Os presidentes da Câmara e do Senado, Rodrigo Maia (DEM-RJ) e Davi Alcolumbre (DEM-AP), estão empenhados – este, abertamente; aquele, nos bastidores – em manter-se no cargo até 2022, a despeito do que diz a Constituição Federal. Em seu artigo 57, § 4.º, a Carta Magna afirma que, dentro de uma mesma legislatura, está “vedada a recondução para o mesmo cargo na eleição imediatamente subsequente”. Em outras palavras: no ano que vem, nem Maia, nem Alcolumbre poderiam tentar mais dois anos à frente das respectivas casas legislativas. A única exceção, aberta pelo STF em 1999, permitia a reeleição na mudança entre legislaturas – foi assim, por exemplo, que Maia se reelegeu em 2019.
A disputa já chegou ao Supremo Tribunal Federal (STF), graças a uma ação do PTB solicitando, basicamente, que a Constituição seja cumprida e os dois parlamentares sejam impedidos de disputar a reeleição. Uma redundância que pareceria desnecessária, caso a Constituição fosse realmente cumprida à risca no Brasil – o que ocorre com frequência abaixo da desejada, às vezes graças ao próprio STF, como quando o artigo 52 da lei maior foi rasgado na votação do impeachment de Dilma Rousseff, com o aval do então presidente da corte, Ricardo Lewandowski. Para contribuir com a confusão, a Advocacia do Senado enviou manifestação ao STF alegando que, como as mesas diretoras exercem uma função de “Executivo do Legislativo”, a elas deveria ser aplicado não o artigo 57, mas o artigo 14, § 5.º da Constituição, que trata da reeleição do presidente da República, governadores e prefeitos – uma interpretação absurdamente forçada das atribuições de cada autoridade e que ignora totalmente o fato de as regras para os chefes das casas legislativas estarem explicitamente previstas no texto constitucional.
Ainda que a alteração constitucional possa fazer sentido, o tema está longe de ser prioridade neste momento
Para resolver a questão sem recorrer a acrobacias hermenêuticas, a senadora Rose de Freitas (Podemos-CE) apresentou proposta de emenda à Constituição abolindo a restrição à reeleição para cargos de mesas diretoras dentro da mesma legislatura, mas mantendo o limite de mandatos consecutivos a dois – a iniciativa chegou a valer uma suspensão, já que seu partido havia fechado questão contra a recondução de Maia e Alcolumbre. O texto conta, ainda, com a assinatura de algumas dezenas de senadores, mas já foi criticado por vários outros parlamentares como casuísta.

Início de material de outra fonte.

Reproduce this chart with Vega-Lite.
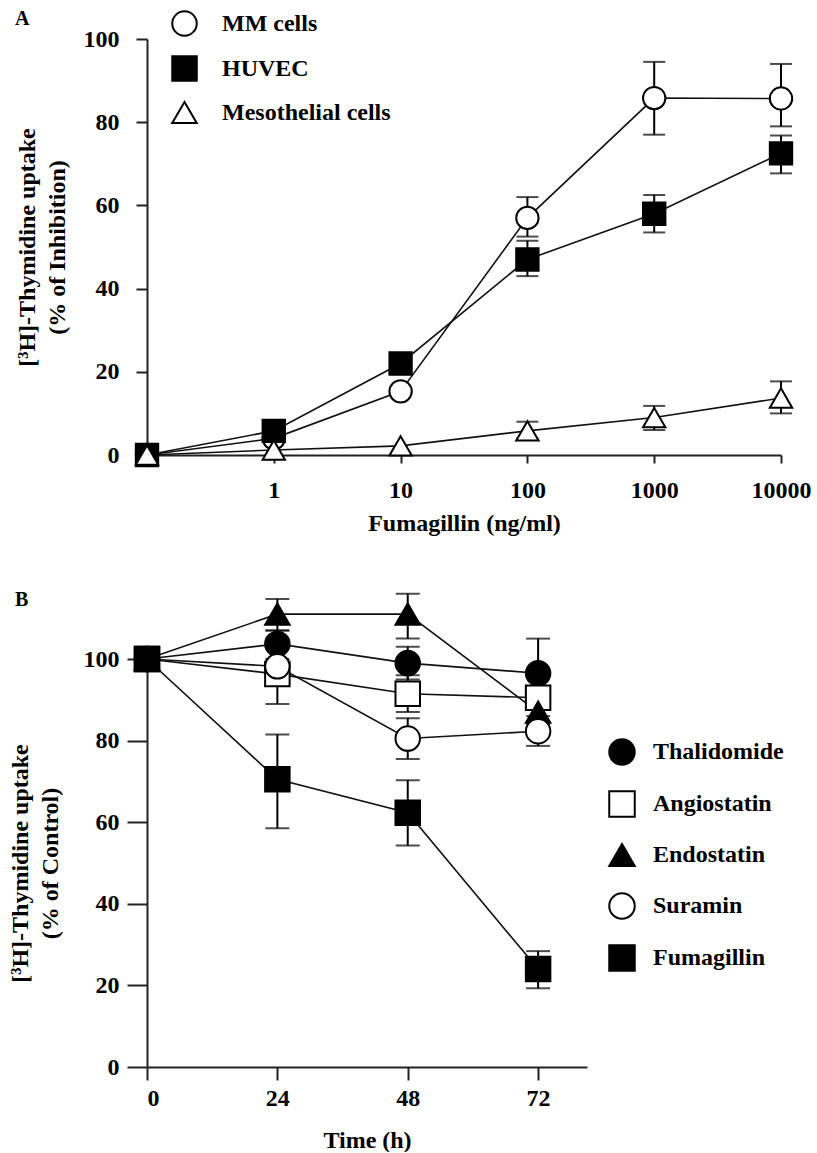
{
  "$schema": "https://vega.github.io/schema/vega-lite/v6.json",
  "padding": {"left": 8, "top": 9, "right": 5, "bottom": 0},
  "bounds": "flush",
  "spacing": 204,
  "resolve": {"scale": {"shape": "independent", "fill": "independent", "stroke": "independent", "x": "independent", "y": "independent"}},
  "datasets": {
    "a": [
      {"series": "MM cells", "dose": "0", "y": 0},
      {"series": "MM cells", "dose": "1", "y": 4},
      {"series": "MM cells", "dose": "10", "y": 15.3},
      {"series": "MM cells", "dose": "100", "y": 57, "lo": 52.5, "hi": 62},
      {"series": "MM cells", "dose": "1000", "y": 85.8, "lo": 77, "hi": 94.5},
      {"series": "MM cells", "dose": "10000", "y": 85.7, "lo": 79, "hi": 94},
      {"series": "HUVEC", "dose": "0", "y": 0},
      {"series": "HUVEC", "dose": "1", "y": 5.8},
      {"series": "HUVEC", "dose": "10", "y": 22, "lo": 20, "hi": 24},
      {"series": "HUVEC", "dose": "100", "y": 47, "lo": 43, "hi": 51.5},
      {"series": "HUVEC", "dose": "1000", "y": 58, "lo": 53.5, "hi": 62.5},
      {"series": "HUVEC", "dose": "10000", "y": 72.5, "lo": 67.7, "hi": 76.8},
      {"series": "Mesothelial cells", "dose": "0", "y": 0},
      {"series": "Mesothelial cells", "dose": "1", "y": 1.2},
      {"series": "Mesothelial cells", "dose": "10", "y": 2.2},
      {"series": "Mesothelial cells", "dose": "100", "y": 5.8, "lo": 4, "hi": 8},
      {"series": "Mesothelial cells", "dose": "1000", "y": 9, "lo": 6, "hi": 11.8},
      {"series": "Mesothelial cells", "dose": "10000", "y": 13.7, "lo": 10, "hi": 17.7}
    ],
    "b": [
      {"series": "Thalidomide", "t": 0, "y": 100},
      {"series": "Thalidomide", "t": 24, "y": 103.7, "lo": 100, "hi": 107},
      {"series": "Thalidomide", "t": 48, "y": 99, "lo": 95, "hi": 103},
      {"series": "Thalidomide", "t": 72, "y": 96.5, "lo": 88, "hi": 105},
      {"series": "Angiostatin", "t": 0, "y": 100},
      {"series": "Angiostatin", "t": 24, "y": 96.3, "lo": 89, "hi": 103.5},
      {"series": "Angiostatin", "t": 48, "y": 91.5, "lo": 87, "hi": 96},
      {"series": "Angiostatin", "t": 72, "y": 90.5, "lo": 88, "hi": 93},
      {"series": "Endostatin", "t": 0, "y": 100},
      {"series": "Endostatin", "t": 24, "y": 111, "lo": 107, "hi": 114.7},
      {"series": "Endostatin", "t": 48, "y": 111, "lo": 105, "hi": 116},
      {"series": "Endostatin", "t": 72, "y": 87, "lo": 84, "hi": 90},
      {"series": "Suramin", "t": 0, "y": 100},
      {"series": "Suramin", "t": 24, "y": 98.2},
      {"series": "Suramin", "t": 48, "y": 80.5, "lo": 75.5, "hi": 85.5},
      {"series": "Suramin", "t": 72, "y": 82.3, "lo": 78.7, "hi": 86},
      {"series": "Fumagillin", "t": 0, "y": 100},
      {"series": "Fumagillin", "t": 24, "y": 70.5, "lo": 58.5, "hi": 81.5},
      {"series": "Fumagillin", "t": 48, "y": 62.3, "lo": 54.3, "hi": 70.3},
      {"series": "Fumagillin", "t": 72, "y": 24, "lo": 19.3, "hi": 28.4}
    ]
  },
  "vconcat": [
    {
      "width": 634,
      "height": 416,
      "title": {"text": "A", "anchor": "start", "frame": "group", "dx": -132, "offset": 0, "dy": 19},
      "data": {"name": "a"},
      "encoding": {
        "x": {
          "field": "dose", "type": "ordinal",
          "scale": {"type": "point", "domain": ["0", "1", "10", "100", "1000", "10000"], "padding": 0},
          "axis": {"values": ["1", "10", "100", "1000", "10000"], "labelAngle": 0, "tickSize": 8, "labelPadding": 15, "title": "Fumagillin (ng/ml)", "titlePadding": 9}
        }
      },
      "layer": [
        {
          "mark": {"type": "line", "color": "#111", "strokeWidth": 1.6},
          "encoding": {
            "y": {"field": "y", "type": "quantitative", "scale": {"domain": [0, 100]},
              "axis": {"values": [0, 20, 40, 60, 80, 100], "tickSize": 11, "labelPadding": 17,
                "title": ["[³H]-Thymidine uptake", "(% of Inhibition)"], "titlePadding": 14, "titleLineHeight": 30}},
            "detail": {"field": "series"}
          }
        },
        {
          "transform": [{"filter": "isValid(datum.lo)"}],
          "mark": {"type": "errorbar", "color": "black", "thickness": 2, "ticks": {"size": 22, "thickness": 2}},
          "encoding": {
            "y": {"field": "lo", "type": "quantitative",
              "axis": {"values": [0, 20, 40, 60, 80, 100], "tickSize": 11, "labelPadding": 17,
                "title": ["[³H]-Thymidine uptake", "(% of Inhibition)"], "titlePadding": 14, "titleLineHeight": 30}},
            "y2": {"field": "hi"}
          }
        },
        {
          "mark": {"type": "point", "filled": true, "strokeWidth": 2, "opacity": 1, "size": 500},
          "encoding": {
            "y": {"field": "y", "type": "quantitative",
              "axis": {"values": [0, 20, 40, 60, 80, 100], "tickSize": 11, "labelPadding": 17,
                "title": ["[³H]-Thymidine uptake", "(% of Inhibition)"], "titlePadding": 14, "titleLineHeight": 30}},
            "shape": {"field": "series", "type": "nominal",
              "scale": {"domain": ["MM cells", "HUVEC", "Mesothelial cells"], "range": ["circle", "square", "triangle-up"]},
              "legend": {"orient": "none", "legendX": 24, "legendY": -29, "title": null, "rowPadding": 12, "labelOffset": 24, "symbolSize": 600}},
            "fill": {"field": "series", "type": "nominal",
              "scale": {"domain": ["MM cells", "HUVEC", "Mesothelial cells"], "range": ["white", "black", "white"]},
              "legend": {"orient": "none", "legendX": 24, "legendY": -29, "title": null, "rowPadding": 12, "labelOffset": 24, "symbolSize": 600}},
            "stroke": {"field": "series", "type": "nominal",
              "scale": {"domain": ["MM cells", "HUVEC", "Mesothelial cells"], "range": ["black", "black", "black"]},
              "legend": {"orient": "none", "legendX": 24, "legendY": -29, "title": null, "rowPadding": 12, "labelOffset": 24, "symbolSize": 600}}
          }
        }
      ]
    },
    {
      "width": 440,
      "height": 408,
      "title": {"text": "B", "anchor": "start", "frame": "group", "dx": -132, "offset": 0, "dy": 17},
      "data": {"name": "b"},
      "encoding": {
        "x": {
          "field": "t", "type": "quantitative",
          "scale": {"domain": [0, 81], "nice": false},
          "axis": {"values": [0, 24, 48, 72], "tickSize": 13, "labelPadding": 6, "title": "Time (h)", "titlePadding": 18}
        }
      },
      "layer": [
        {
          "mark": {"type": "line", "color": "#111", "strokeWidth": 1.6},
          "encoding": {
            "y": {"field": "y", "type": "quantitative", "scale": {"domain": [0, 100]},
              "axis": {"values": [0, 20, 40, 60, 80, 100], "tickSize": 20, "labelPadding": 8,
                "title": ["[³H]-Thymidine uptake", "(% of Control)"], "titlePadding": 21, "titleLineHeight": 30}},
            "detail": {"field": "series"}
          }
        },
        {
          "transform": [{"filter": "isValid(datum.lo)"}],
          "mark": {"type": "errorbar", "color": "black", "thickness": 2, "ticks": {"size": 24, "thickness": 2}},
          "encoding": {
            "y": {"field": "lo", "type": "quantitative",
              "axis": {"values": [0, 20, 40, 60, 80, 100], "tickSize": 20, "labelPadding": 8,
                "title": ["[³H]-Thymidine uptake", "(% of Control)"], "titlePadding": 21, "titleLineHeight": 30}},
            "y2": {"field": "hi"}
          }
        },
        {
          "mark": {"type": "point", "filled": true, "strokeWidth": 2, "opacity": 1, "size": 600},
          "encoding": {
            "y": {"field": "y", "type": "quantitative",
              "axis": {"values": [0, 20, 40, 60, 80, 100], "tickSize": 20, "labelPadding": 8,
                "title": ["[³H]-Thymidine uptake", "(% of Control)"], "titlePadding": 21, "titleLineHeight": 30}},
            "shape": {"field": "series", "type": "nominal",
              "scale": {"domain": ["Thalidomide", "Angiostatin", "Endostatin", "Suramin", "Fumagillin"], "range": ["circle", "square", "triangle-up", "circle", "square"]},
              "legend": {"orient": "none", "legendX": 461, "legendY": 79, "title": null, "rowPadding": 18, "labelOffset": 17, "symbolSize": 650}},
            "fill": {"field": "series", "type": "nominal",
              "scale": {"domain": ["Thalidomide", "Angiostatin", "Endostatin", "Suramin", "Fumagillin"], "range": ["black", "white", "black", "white", "black"]},
              "legend": {"orient": "none", "legendX": 461, "legendY": 79, "title": null, "rowPadding": 18, "labelOffset": 17, "symbolSize": 650}},
            "stroke": {"field": "series", "type": "nominal",
              "scale": {"domain": ["Thalidomide", "Angiostatin", "Endostatin", "Suramin", "Fumagillin"], "range": ["black", "black", "black", "black", "black"]},
              "legend": {"orient": "none", "legendX": 461, "legendY": 79, "title": null, "rowPadding": 18, "labelOffset": 17, "symbolSize": 650}}
          }
        }
      ]
    }
  ],
  "config": {
    "view": {"stroke": null},
    "font": "Liberation Serif",
    "title": {"font": "Liberation Serif", "fontSize": 20, "fontWeight": "bold", "color": "black"},
    "axis": {
      "grid": false,
      "labelFont": "Liberation Serif", "labelFontSize": 24, "labelFontWeight": "bold", "labelColor": "black",
      "titleFont": "Liberation Serif", "titleFontSize": 24, "titleFontWeight": "bold", "titleColor": "black",
      "domainColor": "#222", "domainWidth": 2, "tickColor": "#222", "tickWidth": 2
    },
    "legend": {
      "labelFont": "Liberation Serif", "labelFontSize": 24, "labelFontWeight": "bold", "labelColor": "black",
      "symbolStrokeWidth": 2, "padding": 0, "labelLimit": 400
    }
  }
}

A própria autora da PEC admite que, em sua visão, a alteração beneficiaria Alcolumbre, mas não Maia, que já teve uma reeleição e, por isso, precisaria deixar a presidência da Câmara para outro deputado. Este caráter casuísta é um dos problemas que permeiam toda a discussão, mas poderia ser facilmente eliminado com uma emenda. Mais complicado é convencer o Congresso de que, ainda que a alteração possa fazer sentido, o tema está longe de ser prioridade neste momento.
O país continua sofrendo os efeitos sanitários e econômicos da Covid-19, e há inúmeras reformas em tramitação no Congresso – a tributária, a administrativa, as PECs dos Fundos, Emergencial e do Pacto Federativo, marcos regulatórios –, todas muito mais importantes que a ambição da dupla de presidentes. Ambição, aliás, que poderia desgastá-los e prejudicar seu papel de articuladores e fiadores dessas mesmas reformas, prejudicando todo o país.
Este segundo semestre já deve ser mais curto no Congresso, graças ao “recesso branco” das eleições municipais. Acrescentar um tema interno do parlamento à já extensa pauta do Legislativo é desperdiçar tempo que não está sobrando na agenda dos parlamentares; que Maia e Alcolumbre usem seu capital político para apoiar aliados em 2021, se assim o desejarem; e, se o Congresso realmente julgar importante a mudança nas regras de reeleição, que o faça em momento mais propício, e sem casuísmos.